Mataram (ANTARA News) - Menteri Sosial RI Khofifah Indar Parawansa mengajak muslimat Nahdlatul Ulama untuk memerangi narkoba melalui keluarga.
"Tolong dijaga anak-anak kita. Lihat di TV dan handphone bahaya narkoba menimpa anak-anak," kata Khofifah saat bersilaturahmi dengan ratusan pengurus Fatayat NU NTB dalam rangka Munas Alim Ulama dan Konfrensi Besar NU di Masjid Hubbul Wathan Islamic Center NTB, di kota Mataram, Kamis.
Menurutnya, Laskar Anti Narkoba Muslimat NU, harus bisa menjaga kaum perempuan dan anak-anak termasuk generasi muda dari pengaruh narkoba. Sebab, berdasarkan data Badan Nasional Narkotika (BNN) sebanyak 5,9 juta orang terjerat kasus dan penyalahgunaan narkoba. Dari jumlah itu adalah perempuan dan anak anak.
"Jumlah ini sangat fantastis, apalagi dalam perkembangannya, kasus narkoba jumlahnya meningkat dalam waktu singkat," terangnya.
Melihat kasus tersebut, maka kepekaan keluarga sangat penting, artinya jangan sampai sudah berlangsung lama baru diketahui. Karena, lanjutnya, sekarang ini kasus narkoba tidak hanya menjerat kalangan dewasa, tapi sudah masuk di kalangan anak anak dan pelajar. Di mana lebih dari 60 persen, di Rumah Tahanan (Rutan) dan Lembaga Pemasyarakatan (Lapas) adalah korban penyalahgunaan atau pengedar narkoba.

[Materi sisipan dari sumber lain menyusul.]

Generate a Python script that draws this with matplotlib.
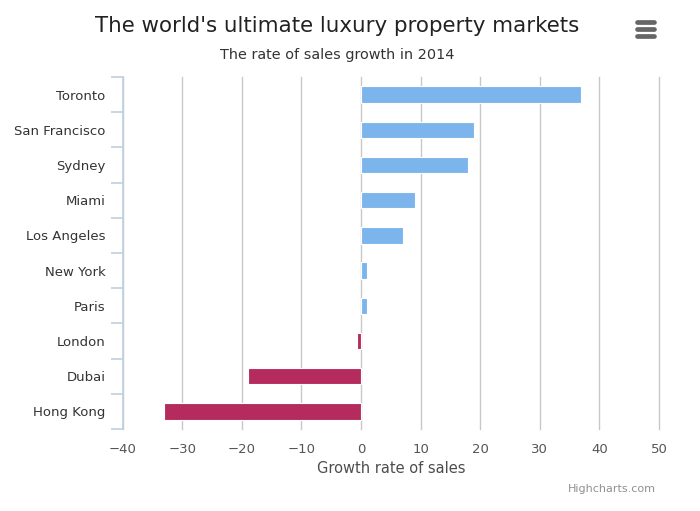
import matplotlib
matplotlib.use('Agg')
import matplotlib.pyplot as plt
from matplotlib.lines import Line2D

# Data
cities = ['Toronto', 'San Francisco', 'Sydney', 'Miami', 'Los Angeles',
          'New York', 'Paris', 'London', 'Dubai', 'Hong Kong']
growth = [37, 19, 18, 9, 7, 1, 1, -0.7, -19, -33]
x_ticks = [-40, -30, -20, -10, 0, 10, 20, 30, 40, 50]

pos_color = '#7cb5ec'
neg_color = '#b52b5d'

plt.rcParams['font.family'] = ['DejaVu Sans']

fig = plt.figure(figsize=(7, 5.11), dpi=100)
ax = fig.add_axes([0.1753, 0.1605, 0.766, 0.6888])

colors = [pos_color if v >= 0 else neg_color for v in growth]
ax.barh(range(len(cities)), growth, height=0.47, color=colors,
        edgecolor='white', linewidth=0.8, zorder=3)

ax.set_xlim(-40, 50)
ax.set_ylim(len(cities) - 0.5, -0.5)
ax.set_xticks(x_ticks)
ax.set_xticklabels(['\u2212' + str(-t) if t < 0 else str(t) for t in x_ticks],
                   fontsize=9.5, color='#555555')
ax.tick_params(axis='x', length=0, pad=10)

ax.set_yticks(range(len(cities)))
ax.set_yticklabels(cities, fontsize=9.5, color='#333333')
ax.set_yticks([i - 0.5 for i in range(len(cities) + 1)], minor=True)
ax.tick_params(axis='y', which='major', length=0, pad=12.5)
ax.tick_params(axis='y', which='minor', length=9, color='#c0d0e0', width=1.2)

ax.grid(axis='x', color='#c8c8c8', linewidth=1, zorder=0)
for gl in ax.get_xgridlines():
    gl.set_clip_on(False)

for side in ['top', 'right', 'bottom']:
    ax.spines[side].set_visible(False)
ax.spines['left'].set_color('#c0d0e0')
ax.spines['left'].set_linewidth(1.2)

ax.set_xlabel('Growth rate of sales', fontsize=10.5, color='#4d4d4d', labelpad=4)

fig.text(0.481, 0.949, "The world's ultimate luxury property markets",
         ha='center', va='center', fontsize=15.4, color='#222222')
fig.text(0.481, 0.892, 'The rate of sales growth in 2014',
         ha='center', va='center', fontsize=10.4, color='#333333')
fig.text(0.937, 0.043, 'Highcharts.com', ha='right', va='center',
         fontsize=8, color='#909090')

# menu icon
for yy in [0.930, 0.943, 0.956]:
    fig.add_artist(Line2D([0.910, 0.934], [yy, yy], color='#666666',
                          linewidth=3.4, solid_capstyle='round',
                          transform=fig.transFigure))

fig.savefig('out.png', dpi=100)
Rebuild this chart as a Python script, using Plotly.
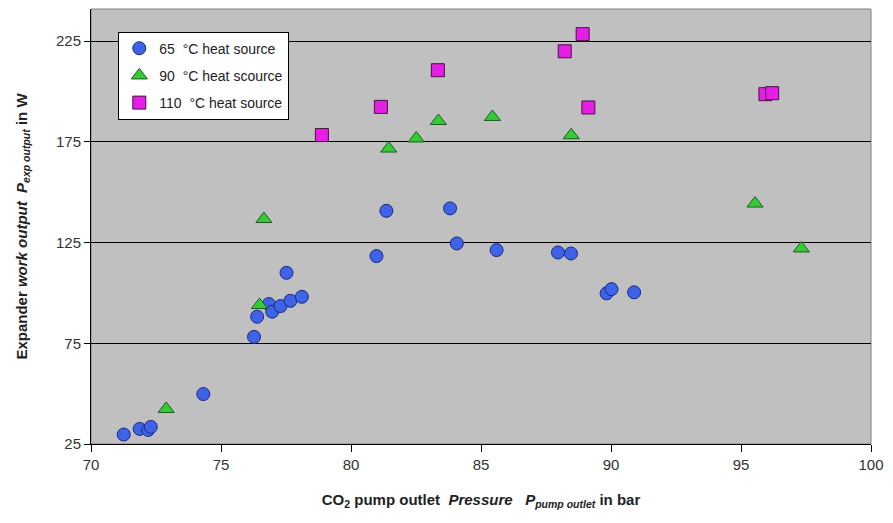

"PR kita banyak, godaan perempuan untuk menjadi pengedar cukup tinggi. Awalnya tidak tahu terutama di kalangan anak anak. Kebanyakan kasus, hanya disuruh kirim barang yang tidak diketahui dengan imbalan bisa sampai Rp7 juta sampai Rp15 juta. Ini yang membuat anak anak tergiur dan akhirnya terjerumus," ungkapnya.
Karena itu, para orang tua harus waspada dan jeli terhadap perubahan dan barang barang baru yang tiba-tiba dimiliki anaknya. Sebab, dampak pengaruh narkoba tidak bisa serta merta hilang, tapi punya efek panjang dan berpengaruh pada psikologis, terutama perempuan. Sementara upaya rehabilitasi terhadap para korban narkoba belum bisa maksimal karena keterbatasan intitusi dan fasilitas yang ada.
"Dari data yang ada sampai Februari, 160 ada Intitusi Penerima Wajib Lapor (IPWL) yang sudah teregistrasi. Tapi yang menerima perempuan tidak lebih dari 12. Sebagian keberatan merehab penyalahgunaan narkoba perempuan dengan alasan terlalu banyak energi dan tidak nuntut. Rehabilitasi medik kewenangan Kementerian Kesehatan, sedangkan rehabilitasi Sosial kewenangan Kementerian Sosial," jelas Khofifah.
Ia menambahkan, setiap tahunnya, pemerintah melalui Kementerian Sosial mengalokasikan anggaran untuk rehabilitasi korban penyalahgunaan narkoba. Namun anggaran yang ada, belum mampu mengcover seluruh korban narkoba.
"Rehabilitasi di Panti, ada rawat inap dan rawat jalan. Ada juga penjangkauan yaitu si korban tetap tetap di rumah, aktivitas kerja atau tetap melaksanakan kegiatan sekolah. Sepulangnya baru dilakukan rehabilitasi," ucapnya.
Pada tahun 2015 anggaran dari APBD untuk rehabilitasi korban pengguna narkoba mencapai 16.600 orang, tahun 2016 bertambah 21.000 orang. Sedangkan tahun 2017 ini targetnya 15.600 orang. Tapi biasanya temen temen melakukan penjangkauan supaya bisa memberikan layanan dengan jumlah lebih banyak lagi.
Untuk itu, Khofifah berharap peran Muslimat jadi bagian jadi penguat untuk benteng memerangi penyalahgunaan narkoba.
"Perempuan harus menghindari narkoba, menjaga diri dan keluarga dari pengaruh narkoba dan jangan sampai jadi korban penyalahgunaan, apalagi menjadi pengedar narkoba," katanya.